Justice Wiseman, affirming on behalf of a 3-0 panel, initially confronted a familiar issue—whether wife would have been entitled to attorney’s fees as a third-party beneficiary under the contract had she prevailed. Sessions Payroll Mgt. Inc. v. Noble Constr. Co., 84 Cal.App.4th 671, 674-675 (2000) was found to be on point is disposing of the issue, because nothing in the contract demonstrated that the signatories (husband and father-in-law) intended to include wife within the attorney’s fees provision of the real estate purchase agreement. Beyond that, there was extraneous corroboration for this conclusion: the escrow instructions showed that the property was to be vested as husband’s sole property along with his father-in-law as co-owner. Justice Wiseman found that the defense citation to Real Property Services Corp. v. City of Pasadena, 25 Cal.App.4th 375, 383-384 (1994) to be inapt, because a plaintiff sublessee did have a sufficient nexus based upon a third-party beneficiary granting provision in the master lease. No similar provision was found in the purchase agreement between the parties involved in Aluisi.

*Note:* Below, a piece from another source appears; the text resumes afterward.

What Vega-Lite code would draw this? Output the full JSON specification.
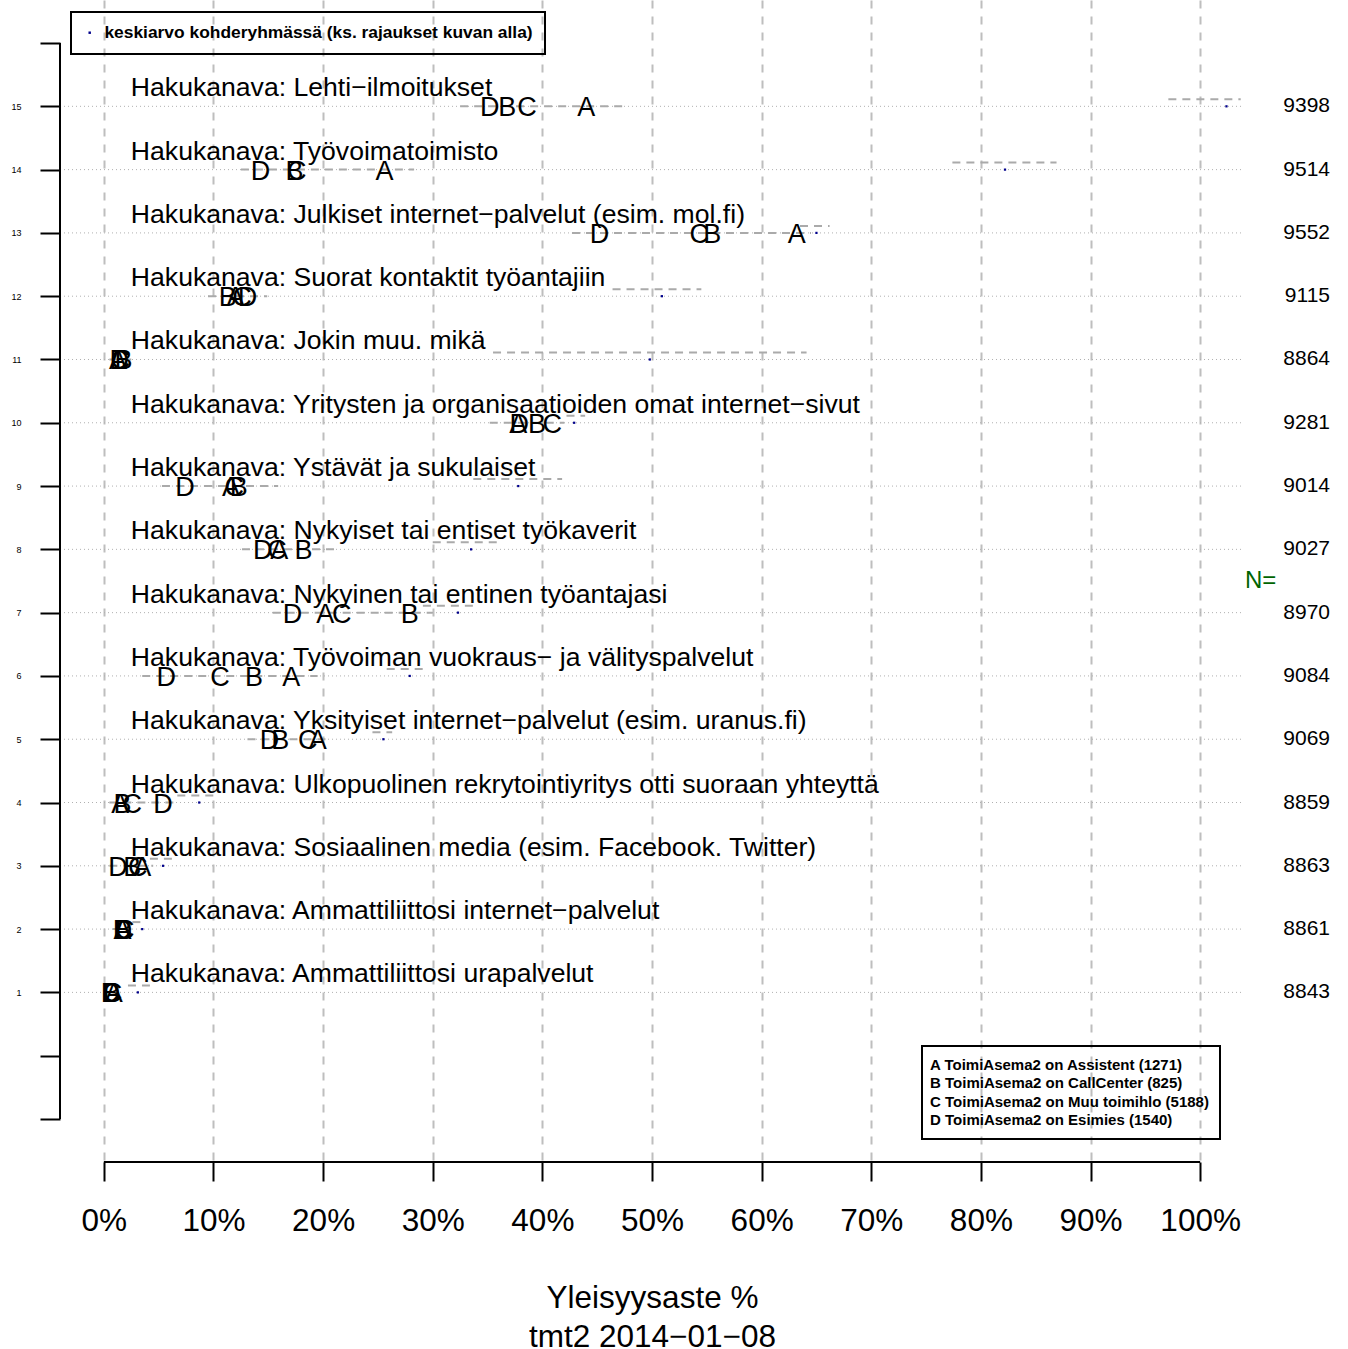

The appellate court then turned its attention to Abdallah, supra, 43 Cal.App.4th 1101, 1111, where a signatory defendant prevailed and was held entitled to attorney’s fees from the nonsignatory plaintiff. Justice Wiseman, on behalf of the Fifth District panel deciding Aluisi, expressly disagreed with two conclusions reached by Abdallah:
· Abdallah, generalizing from the specifics of Real Property Services, stated: “A defendant that has signed a contract providing for attorney fees is generally entitled to fees if it prevails against a nonsignatory plaintiff in an action on the contract.” (43 Cal.App.4th at 1111.) The Fifth District, after observing “[w]hether this statement is statistically accurate and thus may constitute a valid observation cannot be determined here,” went on to state “[i]n any event, it is not a valid rule, and Real Property Services does not suggest it is valid.” (Slip Opn., at p. 8.) Justice Wiseman reasoned that the result in cases involving nonsignatory plaintiffs “must still be compelled by the facts of each case” and quoted a passage from Real Property Services indicating that a signatory defendant cannot recover fees from a nonsignatory plaintiff unless the nonsignatory plaintiff was entitled to fees had plaintiff prevailed (25 Cal.App.4th at 382).
· Abdallah concluded that “Fred Abdallah’s status as a nonsignatory is irrelevant; the only question is whether he would have been entitled to his fees if he had prevailed. ([Real Property Services, supra, 2 Cal.App.4th] at p. 382.) Since it is undisputed that Fred Abdallah would have entitled to fees if he had been a prevailing party, there is no question that he is liable for fees as a losing party.” (43 Cal.App.4th at 1111.) Justice Wiseman believed that Abdallah’s status as a nonsignatory was very relevant on the fee issues, because Real Property Services so recognized and Abdallah does not explain why it was “undisputed” that Abdallah would have been entitled to fees had he prevailed. For those reasons, the Fifth District “choose to not follow Abdallah.” (Slip Opn., at p. 9.)
The Fifth District, in an extensive footnote, also discussed defendants’ contention
that wife was estopped from denying fee entitlement based on claiming a request for attorney’s fees in her complaint against defendants. Defendants primarily relied on International Billing Services, Inc. v. Emigh, supra, 84 Cal.App.4th 1175, 1186. Justice Wiseman then implicitly rejected this aspect of Emigh, reasoning “we agree with Sessions’ well reasoned and supported conclusion that an estoppel theory contradicts the “Reynolds Metals [Co. v. Alperson, 25 Cal.3d 124, 129 (1979)] test,” which requires a party claiming attorney fees to establish that the opposing party actually would have been entitled to receive them if the opposing party had prevailed. (Sessions, supra, 84 Cal.App.4th at pp. 681-682; see Reynolds Metal Co. v. Alperson, supra, 25 Cal.3d at p. 129.)” (Slip Opn., at p. 9 n. 1.)
On the Emigh estoppel theory, the Fifth District seems in accord with many divisions of the Second District, the Sixth District, and other Districts in not following the estoppel theory espoused in Emigh. See our May 18, 2008 post on Blickman Turkus, LP v. MF Downtown Sunnyvale, 162 Cal.App.4th 858 (2008) [6th Dist.], which discusses other Districts disagreeing with Emigh; our August 7, 2008 post on Zislis v. Nam (2d Dist., Div. 5 unpublished); and our August 10, 2008 post on Hill v. Pro Value Properties, Inc. (2d Dist., Div. 8 unpublished), which surveys other Second District division perspectives on Emigh.